Established by Dr Usman Oladipo Akanbi, the Imodoye Writers Residency is a private initiative for writers and visual artists keen on completing their ongoing work in a conducive environment at no cost. And as part of giving back to the community, during their stay in the residency, the writers are expected to mentor secondary school students in Ilorin in creative art/writing.
Today, the ancient town of Ilorin, Kwara State, welcomes the first batch of the 2023 Imodoye Writers Residency programme. “The four writers, Tares Oburumu, Ruth Chidera Echewe, Sadiq Mustafa and Taiye Ojo are expected to be here for three weeks and an optional one week,” according to a statement issued by the Residency Manager.
Tares Oburumu is a Bayelsa State-born poet and essayist, based in Warri, Delta State, Nigeria. He's the author of 6 published chapbooks. Tares Oburumu is the winner of the GAP poetry prize 2018 and his chapbook 'Origin of the Syma Species' won The Sillerman First Book prize for African poets 2022, to be published by Nebraska University Press, U.S., in fall 2023. Tares had been nominated for the Pushcart prize with Woven Tales Press 2019, and Ice Floes International literary journal 2021.
Tares Oburumu is in Imodoye residency to work and expand his three chapbooks, Erasure, Chatham House and Red: the Love Story of Annie Ernaux. As a child, Tares heard the nerve-racking stories of how brothers took to the Atlantic Ocean, going oversee, and it broke him to pieces hearing the manner they died in their attempt to escape the bedlam their country has become. His lens' expositions focus on emigration and the attendant trauma not told by those who suffer from it. And to shine the light on how they ended, coffined in the dream of escaping Nigeria.
Ruth Chidera Echewe, (Unbreakable) is a writer, editor, media personality and professional blogger. She publishes potpourri of themes in unbreaky.com blog. Her personal blog space is called Unbreakable Features. She's a graduate of English and Literary Studies from the Federal University Lafia, Nasarawa State, Nigeria. An indigene of Abia State, Nigeria, but resides in Enugu State.

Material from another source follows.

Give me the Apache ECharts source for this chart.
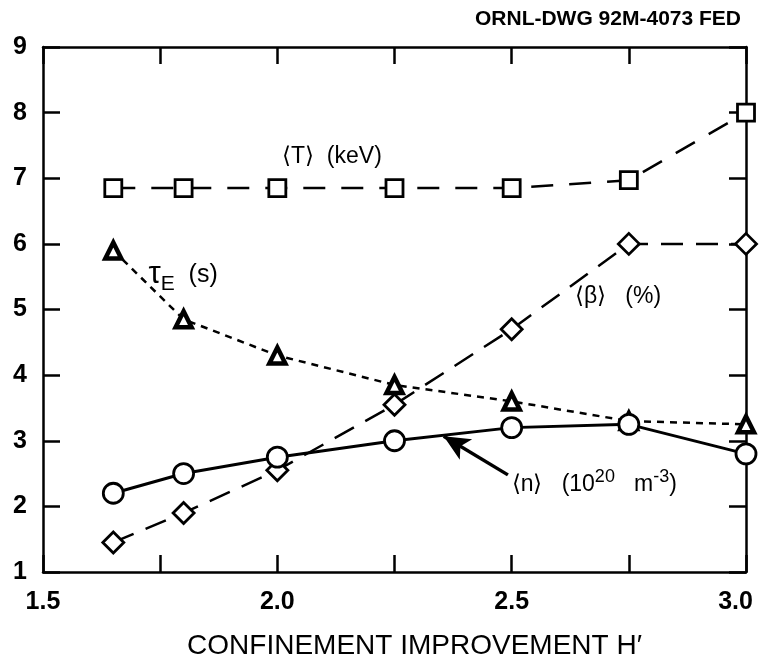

Ruth, Chidera Echewe is in Imodoye to complete her work, Sisters Series, prose, dealings with humans, and certain bonds that sustained our existence and given us a different definition of life. She kindly follows various studies that have proven the strongest bonds emanated from the establishment of relationships. Ruth is motivated by her passion for creativity which has gone ahead to give birth to what she intends to manifest into a publishing, writing and editing firm in the nearest future.
Abubakar Sadiq Mustapha is a poet, art curator, documentary photographer, and community developer. He studied Geology and Mining at Ibrahim Badamadi Babangida University, Lapai, Niger State, and he is currently rounding off his Master's degree program at the same institution. Sadiq uses books, photography, and arts in driving social change from girl-child education, and gender-based violence to youth participation in politics and believes in the power of photography and how it can be used toward mental health. He is in Imodoye to complete his manuscript, Home is my Mother's Tongue.
Abubakar Sadiq Mustapha is a photo columnist with Salamander Ink Magazine and the curator of the Abubakar Gimba literacy campaign. He's the project lead for The Lapai Book Club's mobile library and school, a project that takes reading and arts to grassroots communities in Northern Nigeria aimed at increasing the literacy rate of the region and creating awareness in governance.
Ojo Taiye is a Delta-based Nigerian eco-artist and writer who uses poetry as a handy tool to hide his frustration with society. He is the winner of the Hay Writer's Circle Poetry Prize, US, 2021, Calthalbui Poetry Prize, Ireland 2021. In 2020 Taiye Ojo was selected to participate in Capital City Film Poetry Festival, in Michigan and Poetry Introductory Series, in Ireland. His commissioned works include Belfast Photo Festival 2021, Winnipeg Fringe Festival and Leeds Poetry Festival.
Taiye’s recent works explore neocolonialism, institutionalized violence and ecological trauma in the oil-rich, polluted Niger Delta. His themes deal with the effects of climate change, homelessness, migration, drought and famine, as well as a range of transversal issues arising from racism, black identity and mental health. Taiye Ojo is in Imodoye to complete his poetry collection, Scoping Map.